Items from a data source:
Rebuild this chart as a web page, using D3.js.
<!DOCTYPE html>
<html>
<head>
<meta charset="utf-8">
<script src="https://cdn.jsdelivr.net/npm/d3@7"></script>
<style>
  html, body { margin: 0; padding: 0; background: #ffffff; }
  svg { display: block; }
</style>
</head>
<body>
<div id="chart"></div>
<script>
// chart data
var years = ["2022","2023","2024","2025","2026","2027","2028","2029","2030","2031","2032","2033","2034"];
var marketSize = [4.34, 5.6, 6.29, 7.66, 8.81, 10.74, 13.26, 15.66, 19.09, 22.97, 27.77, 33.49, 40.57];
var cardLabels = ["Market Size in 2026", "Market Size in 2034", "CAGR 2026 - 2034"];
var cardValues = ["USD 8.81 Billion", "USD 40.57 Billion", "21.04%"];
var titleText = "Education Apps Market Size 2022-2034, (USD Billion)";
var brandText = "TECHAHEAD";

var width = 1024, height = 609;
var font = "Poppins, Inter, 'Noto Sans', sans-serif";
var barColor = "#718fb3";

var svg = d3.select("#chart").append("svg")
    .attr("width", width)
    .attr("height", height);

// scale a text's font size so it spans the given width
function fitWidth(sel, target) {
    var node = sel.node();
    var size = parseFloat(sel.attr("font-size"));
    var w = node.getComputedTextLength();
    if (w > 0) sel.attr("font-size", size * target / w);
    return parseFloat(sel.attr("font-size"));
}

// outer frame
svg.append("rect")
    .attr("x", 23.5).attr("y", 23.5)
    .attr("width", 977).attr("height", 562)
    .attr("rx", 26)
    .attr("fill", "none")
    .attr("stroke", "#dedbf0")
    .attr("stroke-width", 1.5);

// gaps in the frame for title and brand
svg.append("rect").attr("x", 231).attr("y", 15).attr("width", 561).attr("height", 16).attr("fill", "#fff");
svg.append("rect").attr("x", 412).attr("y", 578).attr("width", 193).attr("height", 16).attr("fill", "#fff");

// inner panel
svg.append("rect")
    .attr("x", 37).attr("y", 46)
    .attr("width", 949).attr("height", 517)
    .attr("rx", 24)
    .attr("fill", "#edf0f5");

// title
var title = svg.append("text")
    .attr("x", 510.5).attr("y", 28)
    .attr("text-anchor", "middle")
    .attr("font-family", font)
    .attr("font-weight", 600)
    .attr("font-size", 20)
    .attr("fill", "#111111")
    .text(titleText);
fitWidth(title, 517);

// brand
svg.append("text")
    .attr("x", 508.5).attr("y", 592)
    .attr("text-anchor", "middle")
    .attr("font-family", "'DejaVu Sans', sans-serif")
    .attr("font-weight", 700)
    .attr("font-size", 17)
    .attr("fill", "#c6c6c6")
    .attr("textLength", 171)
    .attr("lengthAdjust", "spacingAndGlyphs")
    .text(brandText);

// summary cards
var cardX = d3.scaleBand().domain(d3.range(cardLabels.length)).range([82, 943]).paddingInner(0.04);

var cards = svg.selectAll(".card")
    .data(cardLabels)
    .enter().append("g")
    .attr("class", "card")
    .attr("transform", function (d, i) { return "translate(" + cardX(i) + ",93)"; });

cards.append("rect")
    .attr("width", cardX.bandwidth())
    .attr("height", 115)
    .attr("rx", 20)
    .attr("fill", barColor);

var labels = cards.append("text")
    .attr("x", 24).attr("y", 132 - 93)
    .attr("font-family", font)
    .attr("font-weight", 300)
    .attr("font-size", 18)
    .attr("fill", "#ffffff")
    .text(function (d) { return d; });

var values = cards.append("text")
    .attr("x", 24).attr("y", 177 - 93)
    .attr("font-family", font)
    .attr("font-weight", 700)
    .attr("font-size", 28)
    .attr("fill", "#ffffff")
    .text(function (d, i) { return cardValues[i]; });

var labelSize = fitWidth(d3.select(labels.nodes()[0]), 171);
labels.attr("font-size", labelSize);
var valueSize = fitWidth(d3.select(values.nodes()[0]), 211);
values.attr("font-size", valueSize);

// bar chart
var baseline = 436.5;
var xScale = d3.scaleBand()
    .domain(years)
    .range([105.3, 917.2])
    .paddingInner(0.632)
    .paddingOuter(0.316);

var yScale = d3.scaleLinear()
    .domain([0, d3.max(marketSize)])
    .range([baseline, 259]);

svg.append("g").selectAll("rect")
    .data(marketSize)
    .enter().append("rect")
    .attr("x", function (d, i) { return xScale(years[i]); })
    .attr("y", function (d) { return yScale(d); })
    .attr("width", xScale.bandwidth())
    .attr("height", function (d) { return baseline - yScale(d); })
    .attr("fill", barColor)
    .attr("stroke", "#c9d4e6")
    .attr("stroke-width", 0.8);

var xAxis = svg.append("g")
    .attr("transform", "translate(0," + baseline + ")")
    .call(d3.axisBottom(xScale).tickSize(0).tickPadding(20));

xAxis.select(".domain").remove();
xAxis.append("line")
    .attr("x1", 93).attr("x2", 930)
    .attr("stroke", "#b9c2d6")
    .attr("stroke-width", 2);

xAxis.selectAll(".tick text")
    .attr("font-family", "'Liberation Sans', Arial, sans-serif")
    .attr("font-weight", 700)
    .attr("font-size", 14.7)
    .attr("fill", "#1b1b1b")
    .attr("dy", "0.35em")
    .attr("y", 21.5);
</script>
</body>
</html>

==

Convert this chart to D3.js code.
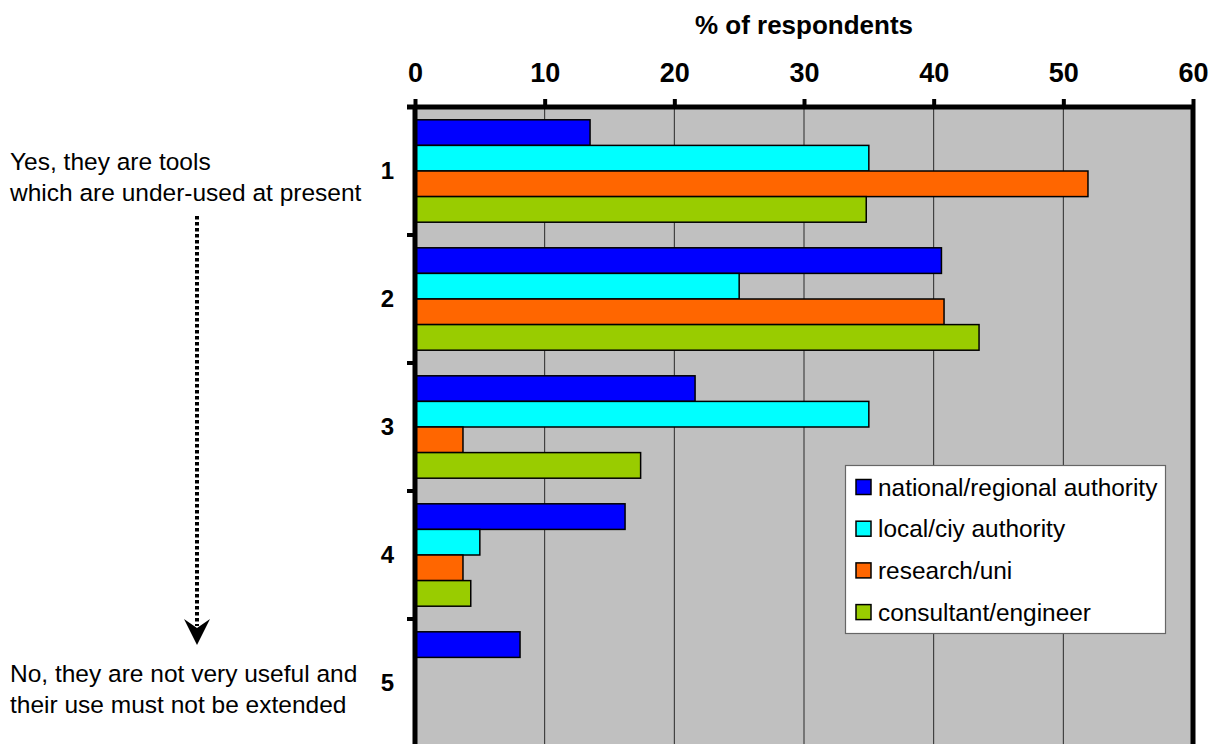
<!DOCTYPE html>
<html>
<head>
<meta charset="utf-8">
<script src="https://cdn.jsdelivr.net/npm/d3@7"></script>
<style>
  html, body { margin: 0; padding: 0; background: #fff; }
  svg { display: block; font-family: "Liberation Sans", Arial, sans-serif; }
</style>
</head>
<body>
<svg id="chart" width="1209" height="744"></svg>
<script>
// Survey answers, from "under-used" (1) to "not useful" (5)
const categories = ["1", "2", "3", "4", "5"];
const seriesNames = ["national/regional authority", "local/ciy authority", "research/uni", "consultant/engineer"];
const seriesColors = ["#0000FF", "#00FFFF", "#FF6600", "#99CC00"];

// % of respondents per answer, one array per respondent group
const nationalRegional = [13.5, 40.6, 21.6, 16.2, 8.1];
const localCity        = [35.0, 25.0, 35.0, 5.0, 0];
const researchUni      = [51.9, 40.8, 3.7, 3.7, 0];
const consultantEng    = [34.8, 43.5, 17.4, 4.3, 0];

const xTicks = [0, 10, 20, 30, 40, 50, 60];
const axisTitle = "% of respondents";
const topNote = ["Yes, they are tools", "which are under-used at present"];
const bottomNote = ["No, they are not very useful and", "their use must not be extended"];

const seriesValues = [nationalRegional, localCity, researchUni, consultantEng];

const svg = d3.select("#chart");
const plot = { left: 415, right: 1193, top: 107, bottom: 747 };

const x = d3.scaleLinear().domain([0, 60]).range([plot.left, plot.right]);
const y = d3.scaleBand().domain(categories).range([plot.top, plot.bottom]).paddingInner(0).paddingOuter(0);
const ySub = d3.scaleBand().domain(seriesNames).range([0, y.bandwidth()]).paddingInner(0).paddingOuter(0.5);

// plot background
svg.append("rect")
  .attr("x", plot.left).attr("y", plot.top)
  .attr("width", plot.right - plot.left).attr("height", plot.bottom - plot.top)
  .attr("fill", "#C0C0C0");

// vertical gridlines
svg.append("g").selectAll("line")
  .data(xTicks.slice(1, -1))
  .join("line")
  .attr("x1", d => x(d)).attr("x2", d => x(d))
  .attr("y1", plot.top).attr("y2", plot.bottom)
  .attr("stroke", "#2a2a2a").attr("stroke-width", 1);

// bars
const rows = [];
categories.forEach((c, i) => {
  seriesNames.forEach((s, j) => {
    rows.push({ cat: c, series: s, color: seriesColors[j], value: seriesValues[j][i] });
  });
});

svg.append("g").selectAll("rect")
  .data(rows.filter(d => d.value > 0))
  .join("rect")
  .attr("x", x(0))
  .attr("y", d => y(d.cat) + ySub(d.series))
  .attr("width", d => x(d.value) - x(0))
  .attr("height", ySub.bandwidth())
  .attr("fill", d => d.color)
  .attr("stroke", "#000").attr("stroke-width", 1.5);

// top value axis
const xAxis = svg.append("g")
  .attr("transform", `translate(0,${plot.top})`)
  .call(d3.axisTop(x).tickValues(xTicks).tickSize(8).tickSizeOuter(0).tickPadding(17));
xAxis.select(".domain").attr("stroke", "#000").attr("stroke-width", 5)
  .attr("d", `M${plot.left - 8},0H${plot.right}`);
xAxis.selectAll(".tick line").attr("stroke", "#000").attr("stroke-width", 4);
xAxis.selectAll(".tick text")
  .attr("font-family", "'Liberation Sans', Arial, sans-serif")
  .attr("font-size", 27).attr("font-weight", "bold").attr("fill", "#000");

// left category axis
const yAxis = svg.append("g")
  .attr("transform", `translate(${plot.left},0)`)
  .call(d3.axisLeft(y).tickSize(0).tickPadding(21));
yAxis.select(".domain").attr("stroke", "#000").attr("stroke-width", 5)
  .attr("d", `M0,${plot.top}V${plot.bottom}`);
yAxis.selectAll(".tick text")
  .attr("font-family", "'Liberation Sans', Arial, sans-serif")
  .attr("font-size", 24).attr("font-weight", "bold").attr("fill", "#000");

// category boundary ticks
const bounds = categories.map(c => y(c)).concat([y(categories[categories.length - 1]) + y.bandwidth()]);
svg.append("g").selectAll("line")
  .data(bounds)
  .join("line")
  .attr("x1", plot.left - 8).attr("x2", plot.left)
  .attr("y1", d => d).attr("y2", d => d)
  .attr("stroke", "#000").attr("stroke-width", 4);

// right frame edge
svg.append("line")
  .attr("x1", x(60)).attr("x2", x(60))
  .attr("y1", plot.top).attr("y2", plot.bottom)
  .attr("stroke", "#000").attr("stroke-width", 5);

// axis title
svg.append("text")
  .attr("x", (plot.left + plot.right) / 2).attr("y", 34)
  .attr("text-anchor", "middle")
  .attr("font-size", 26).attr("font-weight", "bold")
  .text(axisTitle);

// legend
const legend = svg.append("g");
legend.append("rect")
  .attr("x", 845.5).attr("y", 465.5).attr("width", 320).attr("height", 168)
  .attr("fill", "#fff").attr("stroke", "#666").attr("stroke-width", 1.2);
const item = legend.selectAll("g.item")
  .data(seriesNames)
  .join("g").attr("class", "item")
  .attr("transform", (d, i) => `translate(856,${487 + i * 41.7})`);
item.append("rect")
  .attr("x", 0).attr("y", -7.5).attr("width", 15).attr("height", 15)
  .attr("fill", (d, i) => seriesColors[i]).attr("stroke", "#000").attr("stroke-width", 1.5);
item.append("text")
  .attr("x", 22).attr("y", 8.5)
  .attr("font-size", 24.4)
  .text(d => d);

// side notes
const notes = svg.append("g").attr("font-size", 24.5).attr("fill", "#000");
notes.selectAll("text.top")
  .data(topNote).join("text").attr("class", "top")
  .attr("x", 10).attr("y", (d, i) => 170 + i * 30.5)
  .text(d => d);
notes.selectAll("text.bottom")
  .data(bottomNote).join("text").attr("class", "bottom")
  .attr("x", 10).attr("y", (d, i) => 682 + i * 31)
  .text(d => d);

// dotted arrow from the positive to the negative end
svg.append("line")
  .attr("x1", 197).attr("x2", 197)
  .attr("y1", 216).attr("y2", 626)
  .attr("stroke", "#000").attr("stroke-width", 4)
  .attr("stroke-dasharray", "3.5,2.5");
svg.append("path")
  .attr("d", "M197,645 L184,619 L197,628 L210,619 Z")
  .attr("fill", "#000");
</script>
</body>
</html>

* * *

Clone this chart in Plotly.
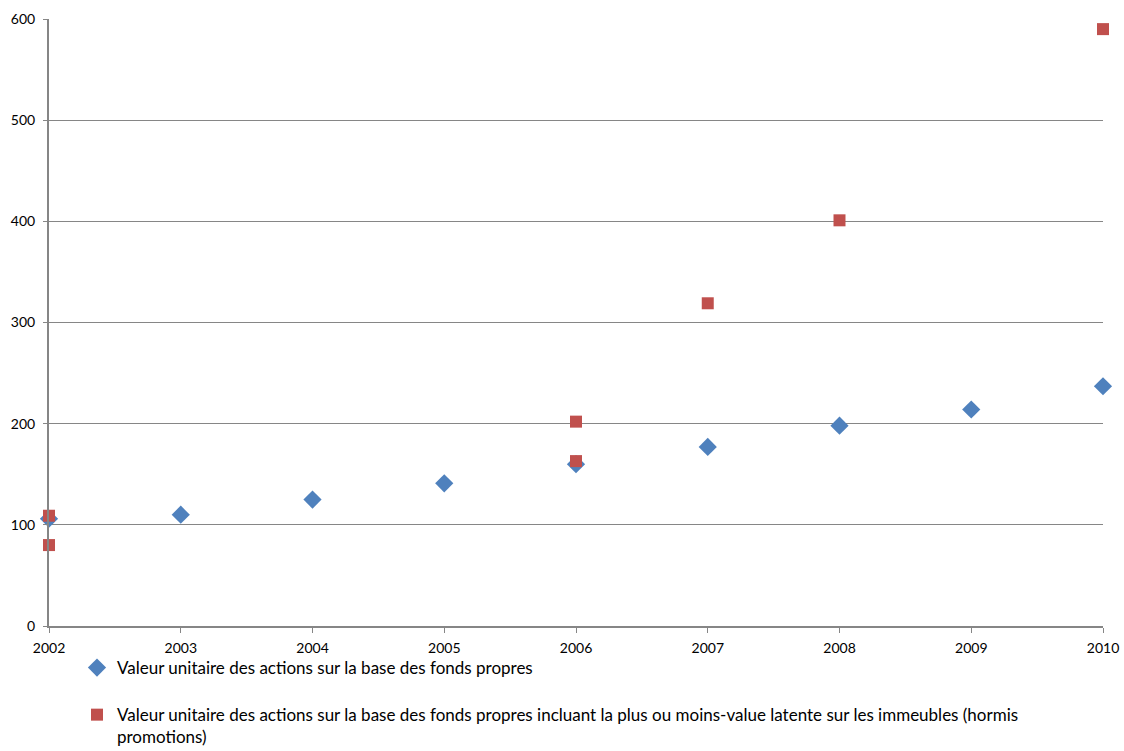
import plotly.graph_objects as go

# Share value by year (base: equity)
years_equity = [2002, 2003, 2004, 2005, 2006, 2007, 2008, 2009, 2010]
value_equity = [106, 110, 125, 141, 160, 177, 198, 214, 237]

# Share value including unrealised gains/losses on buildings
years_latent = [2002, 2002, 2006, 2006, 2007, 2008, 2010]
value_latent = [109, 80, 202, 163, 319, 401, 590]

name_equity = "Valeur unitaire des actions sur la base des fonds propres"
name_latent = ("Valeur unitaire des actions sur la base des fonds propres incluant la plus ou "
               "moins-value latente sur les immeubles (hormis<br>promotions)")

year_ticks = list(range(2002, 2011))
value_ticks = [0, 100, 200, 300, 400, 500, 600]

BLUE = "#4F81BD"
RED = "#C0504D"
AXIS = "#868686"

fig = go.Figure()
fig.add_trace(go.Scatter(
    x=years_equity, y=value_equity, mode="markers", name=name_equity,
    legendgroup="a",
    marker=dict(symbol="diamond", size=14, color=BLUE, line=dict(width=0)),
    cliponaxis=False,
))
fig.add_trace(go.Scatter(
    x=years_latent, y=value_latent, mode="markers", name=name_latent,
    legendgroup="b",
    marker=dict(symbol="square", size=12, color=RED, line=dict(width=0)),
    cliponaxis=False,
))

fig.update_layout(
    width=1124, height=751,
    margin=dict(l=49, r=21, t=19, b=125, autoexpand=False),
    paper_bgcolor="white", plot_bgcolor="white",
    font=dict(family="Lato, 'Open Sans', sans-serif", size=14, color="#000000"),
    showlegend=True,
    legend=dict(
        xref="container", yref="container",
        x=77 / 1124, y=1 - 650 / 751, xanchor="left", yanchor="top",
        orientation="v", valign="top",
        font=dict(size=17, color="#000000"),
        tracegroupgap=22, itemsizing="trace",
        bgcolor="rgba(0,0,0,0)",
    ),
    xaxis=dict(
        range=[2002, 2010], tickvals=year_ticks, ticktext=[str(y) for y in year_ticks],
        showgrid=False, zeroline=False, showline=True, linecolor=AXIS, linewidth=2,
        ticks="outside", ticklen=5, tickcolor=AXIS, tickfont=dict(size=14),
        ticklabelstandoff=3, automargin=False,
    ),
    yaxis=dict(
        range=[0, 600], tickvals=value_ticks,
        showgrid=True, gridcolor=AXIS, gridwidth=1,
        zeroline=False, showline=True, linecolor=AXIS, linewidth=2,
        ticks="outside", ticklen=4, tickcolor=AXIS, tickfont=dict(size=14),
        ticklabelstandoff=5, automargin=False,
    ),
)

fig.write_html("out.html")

SHORT EXERCISE: Pictures should be left out. Retype only the run of lines from the line containing "Convert this chart to D3.js code." to the line containing "17.4, 4.3, 0];", inclusive.

SOLUTION TO THE PROBLEM:
Convert this chart to D3.js code.
<!DOCTYPE html>
<html>
<head>
<meta charset="utf-8">
<script src="https://cdn.jsdelivr.net/npm/d3@7"></script>
<style>
  html, body { margin: 0; padding: 0; background: #fff; }
  svg { display: block; font-family: "Liberation Sans", Arial, sans-serif; }
</style>
</head>
<body>
<svg id="chart" width="1209" height="744"></svg>
<script>
// Survey answers, from "under-used" (1) to "not useful" (5)
const categories = ["1", "2", "3", "4", "5"];
const seriesNames = ["national/regional authority", "local/ciy authority", "research/uni", "consultant/engineer"];
const seriesColors = ["#0000FF", "#00FFFF", "#FF6600", "#99CC00"];

// % of respondents per answer, one array per respondent group
const nationalRegional = [13.5, 40.6, 21.6, 16.2, 8.1];
const localCity        = [35.0, 25.0, 35.0, 5.0, 0];
const researchUni      = [51.9, 40.8, 3.7, 3.7, 0];
const consultantEng    = [34.8, 43.5, 17.4, 4.3, 0];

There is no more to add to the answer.